Même Jim Yong Kim, le président de la Banque mondiale, a pu laisser entendre qu’il était un sceptique de réformes pro-croissance. « Même si les mesures des politiques néolibérales ont réussi à stimuler la croissance économique, les bénéfices de la croissance ne sont pas arrivés à ceux qui vivent dans une extrême pauvreté », a-t-il écrit dans un livre publié en 2000, intitulé Mourir pour la croissance : Inégalités globales et santé des pauvres. La publication chante les louanges du système de soins de santé de Cuba, qui, écrit-il, « donne la priorité à l’équité sociale ».
Les projets favorables à la croissance de la Banque mondiale, et plus particulièrement le projet Doing Business, qui mesure la qualité du climat d’affaires du monde entier, ont fait l’objet d’attaques idéologiques d’organisations comme Oxfam pendant une longue période. Sous la direction de M. Kim, une évaluation indépendante du Doing Business a été annoncée, dirigée par un ancien ministre des Finances sud-africain, Trevor Manuel. La revue a donné aux groupes sceptiques du projet une occasion unique de faire soit dérailler ce dernier soit de le dépouiller de son intérêt analytique.
Depuis sa création il y a 10 ans, le projet Doing Business a fourni un point de mire pour les gouvernements des pays émergents qui tentaient d’améliorer leur environnement des affaires. Grâce à un ensemble complet de réformes, le Rwanda a pu grimper de la de 150ème place, dans l’édition 2008 du rapport Doing Business, à la 52ème en 2012. Les « réformateurs agressifs », tels que Maurice, le Rwanda et la Géorgie, non seulement ont connu une croissance économique significative, ils ont également vu des améliorations spectaculaires en matière de gouvernance et d’une diminution de la corruption.
Une présentation conjointe préparée pour le comité de révision avant les réunions de printemps par un groupe d’ONG, dont Oxfam, Christian Aid et Save the Children, semble indifférente à cette preuve. Affirmant catégoriquement que le projet Doing Business « fait peu pour réaliser les ambitions de vie des entrepreneurs pauvres ou pour atteindre les impératifs de développement de la Banque mondiale », ces organisations exigent que la Banque mondiale et d’autres bailleurs de fonds cessent d’utiliser Doing Business comme une référence pour en évaluer les environnements institutionnels des différents pays.

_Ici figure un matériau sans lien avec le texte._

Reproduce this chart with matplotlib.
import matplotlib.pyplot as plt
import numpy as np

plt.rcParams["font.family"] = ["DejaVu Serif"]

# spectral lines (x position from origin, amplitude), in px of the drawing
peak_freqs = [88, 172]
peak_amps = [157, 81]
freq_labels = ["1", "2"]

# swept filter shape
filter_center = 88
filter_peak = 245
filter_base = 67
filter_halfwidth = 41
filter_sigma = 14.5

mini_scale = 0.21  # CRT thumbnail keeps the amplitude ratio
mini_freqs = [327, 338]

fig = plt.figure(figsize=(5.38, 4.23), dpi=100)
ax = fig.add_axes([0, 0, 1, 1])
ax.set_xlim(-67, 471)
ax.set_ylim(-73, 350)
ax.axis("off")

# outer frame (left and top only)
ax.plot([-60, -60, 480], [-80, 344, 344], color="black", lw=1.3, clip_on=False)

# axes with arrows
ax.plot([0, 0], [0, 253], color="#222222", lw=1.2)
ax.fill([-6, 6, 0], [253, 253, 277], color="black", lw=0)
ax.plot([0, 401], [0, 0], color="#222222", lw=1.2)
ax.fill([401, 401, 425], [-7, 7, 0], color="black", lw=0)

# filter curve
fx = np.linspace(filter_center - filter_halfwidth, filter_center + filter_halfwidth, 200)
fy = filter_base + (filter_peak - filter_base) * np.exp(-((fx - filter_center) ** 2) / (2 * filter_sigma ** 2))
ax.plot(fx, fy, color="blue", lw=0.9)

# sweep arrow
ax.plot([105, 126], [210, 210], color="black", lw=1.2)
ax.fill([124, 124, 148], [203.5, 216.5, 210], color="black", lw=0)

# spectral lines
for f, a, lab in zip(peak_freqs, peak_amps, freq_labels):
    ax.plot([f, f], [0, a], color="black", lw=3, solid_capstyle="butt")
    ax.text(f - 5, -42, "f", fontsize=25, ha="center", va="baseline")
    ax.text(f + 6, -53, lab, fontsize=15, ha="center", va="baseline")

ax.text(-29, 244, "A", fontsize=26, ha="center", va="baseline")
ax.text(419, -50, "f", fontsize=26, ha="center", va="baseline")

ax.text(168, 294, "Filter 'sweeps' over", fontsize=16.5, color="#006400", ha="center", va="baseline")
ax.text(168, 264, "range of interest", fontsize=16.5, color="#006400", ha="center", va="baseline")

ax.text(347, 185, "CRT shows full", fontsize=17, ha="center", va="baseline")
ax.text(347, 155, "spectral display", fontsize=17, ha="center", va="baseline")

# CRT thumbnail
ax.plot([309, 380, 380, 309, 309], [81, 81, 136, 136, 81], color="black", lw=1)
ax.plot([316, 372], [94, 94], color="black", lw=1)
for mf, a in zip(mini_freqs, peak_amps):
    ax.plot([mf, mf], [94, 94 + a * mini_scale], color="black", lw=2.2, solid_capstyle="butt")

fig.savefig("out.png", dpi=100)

Toutefois, la baisse observée de la pauvreté dans le monde en développement, de la moitié de la population totale en 1981 à seulement 21 pour cent en 2010 - le tout, en dépit d’une hausse de 59 pour cent de sa population - aurait été inconcevable sans les réformes « néolibérales » dans les pays pauvres - réformes qui ont été fustigées par l’industrie de l’aide et les alliés intellectuels de M. Kim, lui-même nommé par l’administration Obama.
Inverser la tendance de ce progrès se révèlerait être une terrible tragédie humaine.
Dalibor Rohac et Marian Tupy sont analystes au Center for Global Liberty and Prosperity au Cato Institute. Le 7 mai 2013.
Cet article a été publié originellement en anglais sur le site du Cato Institute.